Francisca Lobato Domínguez era una niña de siete años que vivía con sus padres y sus dos hermanos en un paraje entre Jimena y La Sauceda cuando estalló la guerra.
Su padre, Roque Lobato Gutiérrez, fue ejecutado por las tropas franquistas al poco de tomar el poblado de La Sauceda. Allí, cerca de la ermita, fue enterrado clandestinamente por sus verdugos. Su mujer y sus hijos fueron conducidos, junto al resto de la población del valle, al cortijo del Marrufo, donde permanecieron detenidos.

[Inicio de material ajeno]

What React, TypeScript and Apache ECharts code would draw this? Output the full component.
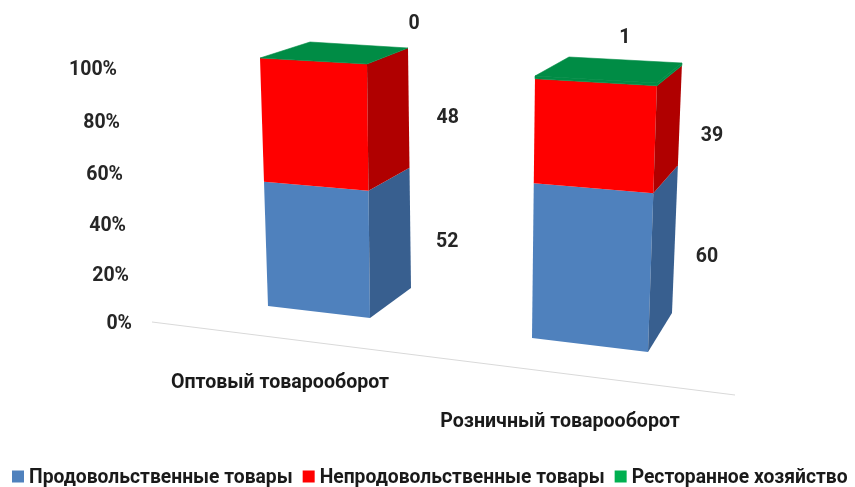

Francisca tiene un recuerdo muy vivo de la nave donde estaban detenidas las mujeres con los niños y de los lamentos de los presos que desde la capilla vecina eran sacados para ser fusilados pendiente abajo. También recuerda cómo su madre, ya viuda, se fue a vivir con unos familiares cerca de Castellar y cómo se puso a trabajar de recovera para poder sacar a la familia adelante. Iba y venía andando de Jimena a La Línea para vender sus mercancías y sacar el sustento con que alimentar a sus hijos.

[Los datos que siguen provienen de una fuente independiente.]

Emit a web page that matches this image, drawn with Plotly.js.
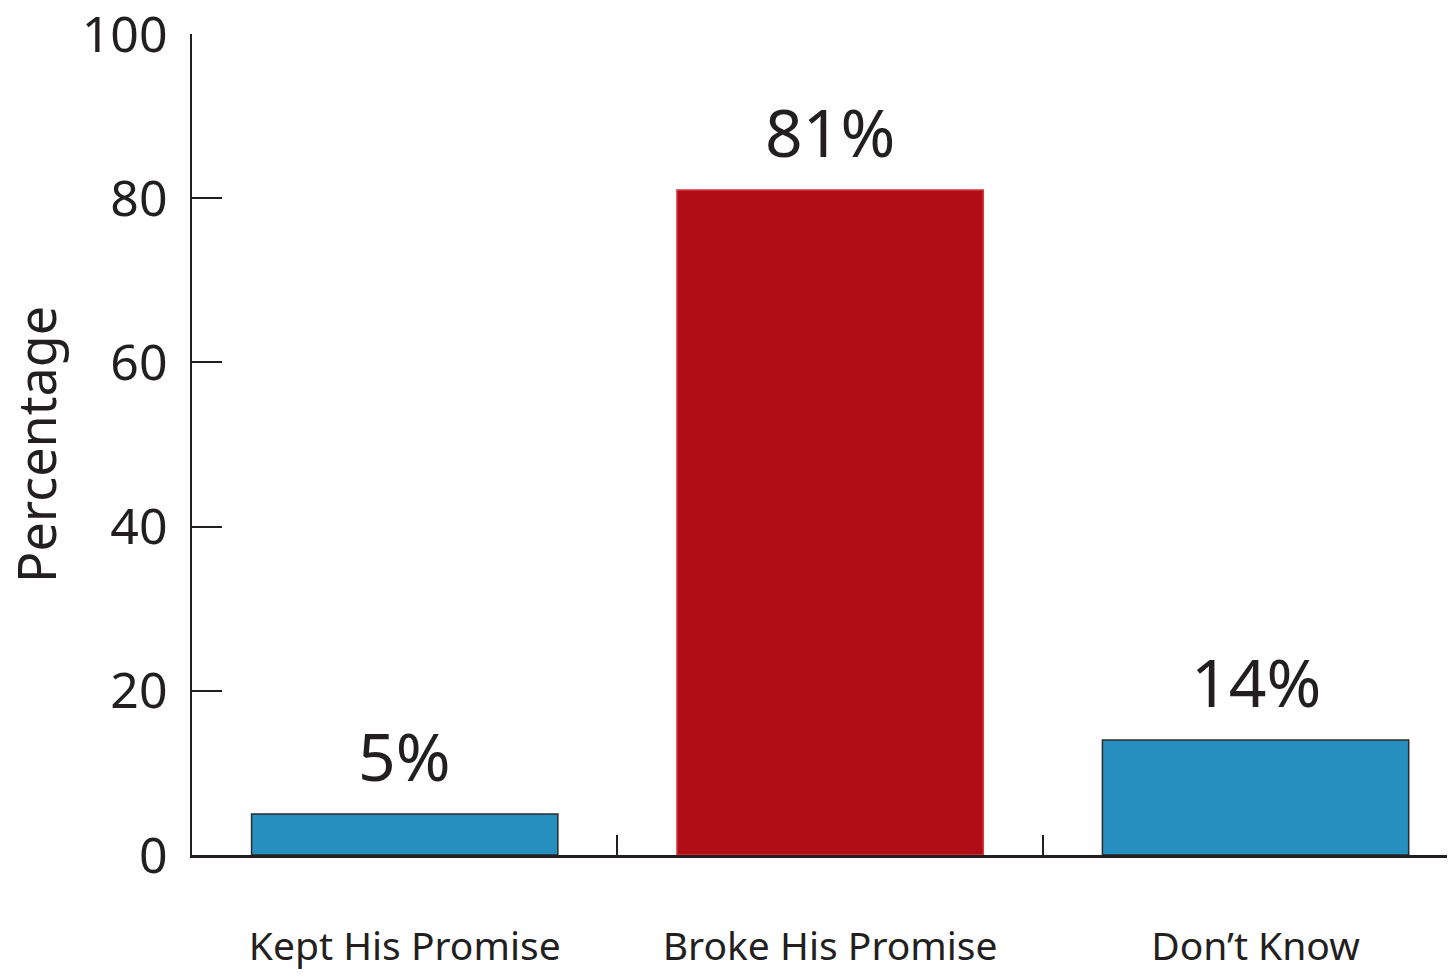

Ni su madre ni ella olvidaron nunca a su padre y unos años después de la muerte del dictador, Francisca pudo dar sepultura digna a los restos de su padre. Alguien había puesto una losa de piedra sobre el lugar donde había sido enterrado y por eso pudieron localizarlo.
La memoria de aquel hombre pudo ser rescatada. Sus asesinos fallaron en su intento de borrar para siempre las huellas de su crimen.